There is some controversy between American and European historians and women's rights activists as to when the International Women's Day was first established. Some believe that the first American IWD was on March 8, 1907, a day marking the 50th anniversary of the New York Strike of Female Textile Workers. The European women's rights activists had declared their International Women's Day on March 18, 1911.

== The Irish Rebellion ==
Leonora O'Reilly became involved in support of the Irish Revolution, an uprising against British rule of Ireland founded in opposition to imperialistic policies. During the years between 1916 and 1923, Irish nationalists sought help from Irish labor movement leaders in the US, as a response to the US support of the British in World War I. Labor leaders in Ireland encouraged Irish immigrants in the US to boycott British goods, pass trade-union resolutions in favor of the Irish Revolution and for US diplomatic recognition of the Irish Republic. Irish nationalists reasoned that Irish American labor leaders should support the movement as they were fighting for justice and the equality of all workers. Moreover, it was argued that British imperialism damaged American workers, notably related to the elite Anglo-Protestant groups in the US siding with the British and discriminating against Irish American workers. O'Reilly responded positively to Irish nationalists later in her career and became a key figure in international networks that supported the Irish Rebellion. O'Reilly was involved in an array of organizations associated with the Irish Rebellion, including Cumann na mBan (Irish Women's Council), the Friends of Irish Freedom, the Irish Progressive League, the Labor Bureau of the American Commission of Irish Independence, the American Women Pickets for the Enforcement of American War Aims, and the Irish Women's Purchasing League.

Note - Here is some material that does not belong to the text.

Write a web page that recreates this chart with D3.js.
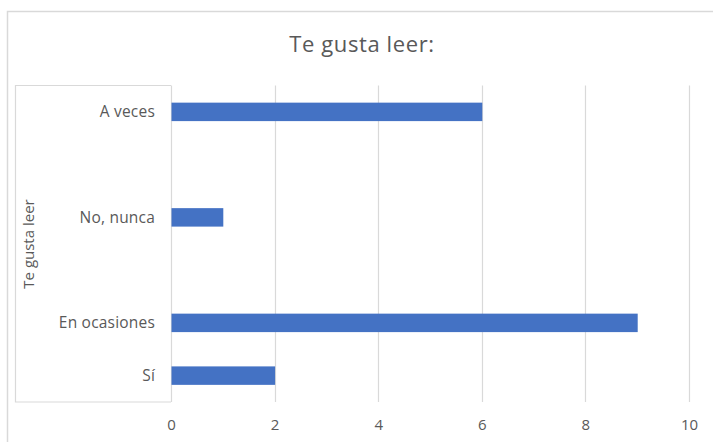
<!DOCTYPE html>
<html>
<head>
<meta charset="utf-8">
<script src="https://cdn.jsdelivr.net/npm/d3@7"></script>
<style>
  html, body { margin: 0; padding: 0; background: #fff; }
  svg { display: block; }
  text { font-family: "Open Sans", "Segoe UI", sans-serif; fill: #595959; }
</style>
</head>
<body>
<svg id="chart" width="713" height="442"></svg>
<script>
// Data (top to bottom as shown)
const categories = ["A veces", "", "No, nunca", "", "En ocasiones", "Sí"];
const values = [6, null, 1, null, 9, 2];
const xTicks = [0, 2, 4, 6, 8, 10];
const chartTitle = "Te gusta leer:";
const axisTitle = "Te gusta leer";

const svg = d3.select("#chart");

// Outer chart border (extends beyond the picture edges)
svg.append("rect")
  .attr("x", 7.5).attr("y", 11.5)
  .attr("width", 760).attr("height", 460)
  .attr("fill", "none").attr("stroke", "#d9d9d9").attr("stroke-width", 1.5);

const plotTop = 85.5, plotBottom = 402, plotLeft = 171, plotRight = 689;

const x = d3.scaleLinear().domain([0, 10]).range([plotLeft, plotRight]);
const y = d3.scaleBand()
  .domain(d3.range(categories.length))
  .range([plotTop, plotBottom])
  .paddingInner(0.65)
  .paddingOuter(0.325);

// Gridlines
svg.append("g").selectAll("line")
  .data(xTicks)
  .join("line")
  .attr("x1", d => Math.round(x(d)) + 0.5)
  .attr("x2", d => Math.round(x(d)) + 0.5)
  .attr("y1", plotTop)
  .attr("y2", plotBottom)
  .attr("stroke", "#d9d9d9")
  .attr("stroke-width", 1.2);

// Category axis box
const boxLeft = 15.5;
svg.append("path")
  .attr("d", `M${plotLeft},${plotTop}H${boxLeft}V${plotBottom}H${plotLeft}`)
  .attr("fill", "none").attr("stroke", "#d9d9d9").attr("stroke-width", 1.2);

// Bars
svg.append("g").selectAll("rect")
  .data(values.map((v, i) => ({ v, i })).filter(d => d.v != null))
  .join("rect")
  .attr("x", x(0) + 0.5)
  .attr("y", d => y(d.i))
  .attr("width", d => x(d.v) - x(0))
  .attr("height", y.bandwidth())
  .attr("fill", "#4472c4");

// Category labels
svg.append("g").selectAll("text")
  .data(categories.map((c, i) => ({ c, i })).filter(d => d.c !== ""))
  .join("text")
  .attr("x", 155)
  .attr("y", d => y(d.i) + y.bandwidth() / 2)
  .attr("dy", "0.35em")
  .attr("text-anchor", "end")
  .attr("font-size", 15.5)
  .attr("letter-spacing", 0.2)
  .text(d => d.c);

// X tick labels
const xAxis = d3.axisBottom(x).tickValues(xTicks).tickSize(0).tickPadding(0);
const gx = svg.append("g").attr("transform", `translate(0,${plotBottom})`).call(xAxis);
gx.select(".domain").remove();
gx.selectAll("text")
  .attr("y", 27.5)
  .attr("dy", 0)
  .attr("font-size", 15)
  .style("font-family", "'Open Sans', sans-serif")
  .style("fill", "#595959");

// Title
svg.append("text")
  .attr("x", 362).attr("y", 52)
  .attr("text-anchor", "middle")
  .attr("font-size", 22)
  .attr("letter-spacing", 0.6)
  .text(chartTitle);

// Axis title (rotated)
svg.append("text")
  .attr("transform", "translate(34,244) rotate(-90)")
  .attr("text-anchor", "middle")
  .attr("font-size", 15)
  .text(axisTitle);
</script>
</body>
</html>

O'Reilly was notable for using her contacts to drive support for boycotts. The first was a boycott by dockworkers who refused to unload British cargoes across major American cities including New York, Boston, Philadelphia, New Orleans and Galveston. This led to O'Reilly organizing a group from the American Women Pickets for the Enforcement of American War Aims to incite the first group of dockworkers in New York to walk off their jobs and which led to similar actions by groups in other cities. The movement attracted international attention, particularly from Irish republican women leaders who came to the US to attract backing for the Irish Rebellion.

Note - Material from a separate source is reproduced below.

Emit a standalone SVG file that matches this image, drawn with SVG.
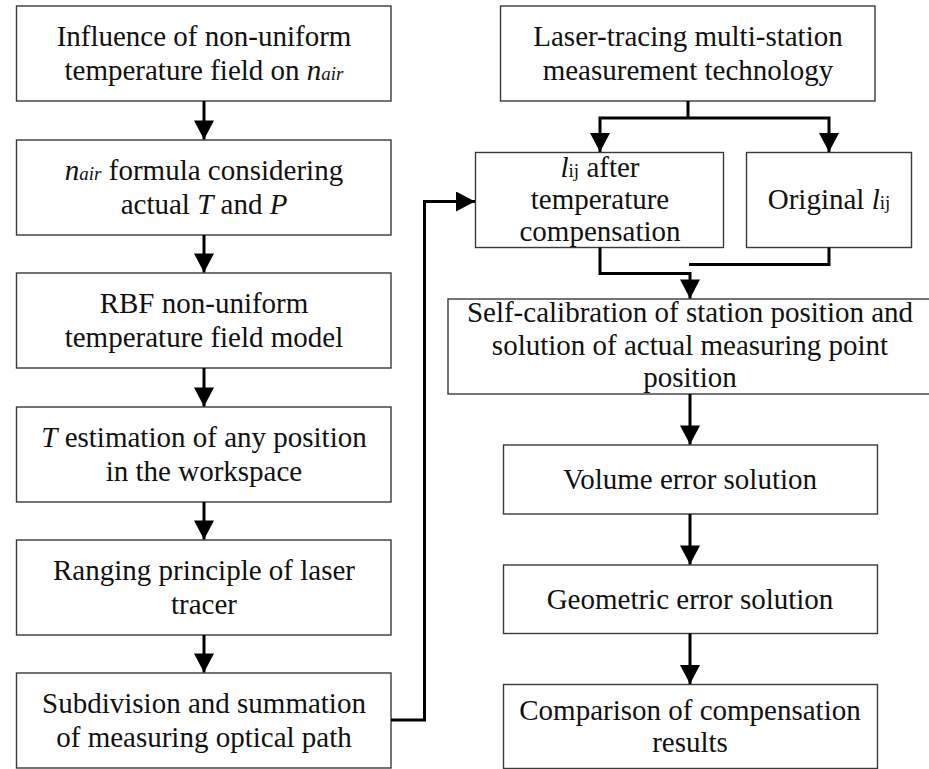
<svg xmlns="http://www.w3.org/2000/svg" width="929" height="769" viewBox="0 0 929 769">
  <style>
    .box { fill: #ffffff; stroke: #3a3a3a; stroke-width: 1.4; }
    .lbl { font-family: "Liberation Serif", "Times New Roman", serif; font-size: 29px; fill: #111111; text-anchor: middle; }
    .it { font-style: italic; }
    .sub { font-size: 19px; }
    .wire { fill: none; stroke: #000000; stroke-width: 3; stroke-linejoin: miter; }
  </style>
  <defs>
    <marker id="head" viewBox="-20 -10 20 20" refX="0" refY="0" markerWidth="20" markerHeight="20" markerUnits="userSpaceOnUse" orient="auto">
      <polygon points="-19,-10 0,0 -19,10" fill="#000000"/>
    </marker>
  </defs>
  <rect width="929" height="769" fill="#ffffff"/>

  <!-- left column -->
  <g id="n-influence">
    <rect class="box" x="16.5" y="6" width="374.5" height="95"/>
    <text class="lbl" x="204" y="46">Influence of non-uniform</text>
    <text class="lbl" x="204" y="80">temperature field on <tspan class="it">n</tspan><tspan class="it sub">air</tspan></text>
  </g>
  <g id="n-formula">
    <rect class="box" x="16.5" y="140" width="374.5" height="95"/>
    <text class="lbl" x="204" y="180"><tspan class="it">n</tspan><tspan class="it sub">air</tspan> formula considering</text>
    <text class="lbl" x="204" y="214">actual <tspan class="it">T</tspan> and <tspan class="it">P</tspan></text>
  </g>
  <g id="n-rbf">
    <rect class="box" x="16.5" y="273" width="374.5" height="95"/>
    <text class="lbl" x="204" y="313">RBF non-uniform</text>
    <text class="lbl" x="204" y="347">temperature field model</text>
  </g>
  <g id="n-estimation">
    <rect class="box" x="16.5" y="407" width="374.5" height="95"/>
    <text class="lbl" x="204" y="447"><tspan class="it">T</tspan> estimation of any position</text>
    <text class="lbl" x="204" y="481">in the workspace</text>
  </g>
  <g id="n-ranging">
    <rect class="box" x="16.5" y="540" width="374.5" height="95"/>
    <text class="lbl" x="204" y="580">Ranging principle of laser</text>
    <text class="lbl" x="204" y="614">tracer</text>
  </g>
  <g id="n-subdivision">
    <rect class="box" x="16.5" y="673" width="374.5" height="95"/>
    <text class="lbl" x="204" y="713">Subdivision and summation</text>
    <text class="lbl" x="204" y="747">of measuring optical path</text>
  </g>

  <!-- right column -->
  <g id="n-multistation">
    <rect class="box" x="500.5" y="6" width="374.5" height="95"/>
    <text class="lbl" x="688" y="46">Laser-tracing multi-station</text>
    <text class="lbl" x="688" y="80">measurement technology</text>
  </g>
  <g id="n-lij-comp">
    <rect class="box" x="475.5" y="152.5" width="248" height="95"/>
    <text class="lbl" x="600" y="177"><tspan class="it">l</tspan><tspan class="sub">ij</tspan> after</text>
    <text class="lbl" x="600" y="209">temperature</text>
    <text class="lbl" x="600" y="241">compensation</text>
  </g>
  <g id="n-lij-orig">
    <rect class="box" x="746.5" y="152.5" width="165" height="95"/>
    <text class="lbl" x="829" y="209">Original <tspan class="it">l</tspan><tspan class="sub">ij</tspan></text>
  </g>
  <g id="n-selfcal">
    <rect class="box" x="448" y="299" width="484" height="95"/>
    <text class="lbl" x="690" y="322">Self-calibration of station position and</text>
    <text class="lbl" x="690" y="355">solution of actual measuring point</text>
    <text class="lbl" x="690" y="387">position</text>
  </g>
  <g id="n-volume">
    <rect class="box" x="503.5" y="445" width="374" height="69"/>
    <text class="lbl" x="690" y="489">Volume error solution</text>
  </g>
  <g id="n-geometric">
    <rect class="box" x="503.5" y="565" width="374" height="68.5"/>
    <text class="lbl" x="690" y="609">Geometric error solution</text>
  </g>
  <g id="n-comparison">
    <rect class="box" x="503.5" y="684.5" width="374" height="84"/>
    <text class="lbl" x="690" y="720">Comparison of compensation</text>
    <text class="lbl" x="690" y="752">results</text>
  </g>

  <!-- connectors -->
  <g id="connectors">
    <path class="wire" d="M204,101 V139.5" marker-end="url(#head)"/>
    <path class="wire" d="M204,235 V272.5" marker-end="url(#head)"/>
    <path class="wire" d="M204,368 V406.5" marker-end="url(#head)"/>
    <path class="wire" d="M204,502 V539.5" marker-end="url(#head)"/>
    <path class="wire" d="M204,635 V672.5" marker-end="url(#head)"/>
    <path class="wire" d="M391,720 H424.5 V201.5 H475" marker-end="url(#head)"/>
    <path class="wire" d="M688,101 V118"/>
    <path class="wire" d="M688,118 H600 V152" marker-end="url(#head)"/>
    <path class="wire" d="M688,118 H829 V152" marker-end="url(#head)"/>
    <path class="wire" d="M600,247.5 V273.5 H690 V298.5" marker-end="url(#head)"/>
    <path class="wire" d="M829,247.5 V264.5 H689"/>
    <path class="wire" d="M690,394 V444.5" marker-end="url(#head)"/>
    <path class="wire" d="M690,514 V564.5" marker-end="url(#head)"/>
    <path class="wire" d="M690,633.5 V684" marker-end="url(#head)"/>
  </g>
</svg>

Later, O'Reilly was involved in a consumer boycott of British goods. This campaign was led by Chicago Federation of Labor President John Fitzpatrick and labor lawyer Frank Walsh of the Labor Bureau of the American Commission on Irish Independence. O'Reilly published a list in conjunction with the Women's Purchasing League of goods to be boycotted, and using a rational that women did most of the shopping. Regardless of its financial impact, the boycotting campaign highlighted a division within the American Federation of Labor (AFL) over the question of imperialism. AFL leaders advocated that the labor movement should support government foreign policies. This support might then be conceded during times of national crisis to achieve concessions for American workers. By contrast, O'Reilly sided with other labor leaders, such as John Fitzpatrick, in a fundamental opposition to imperialism. Even when at odds with government policy, she believed such opposition was an appropriate purpose of the labor movement and a primary focus of labor solidarity.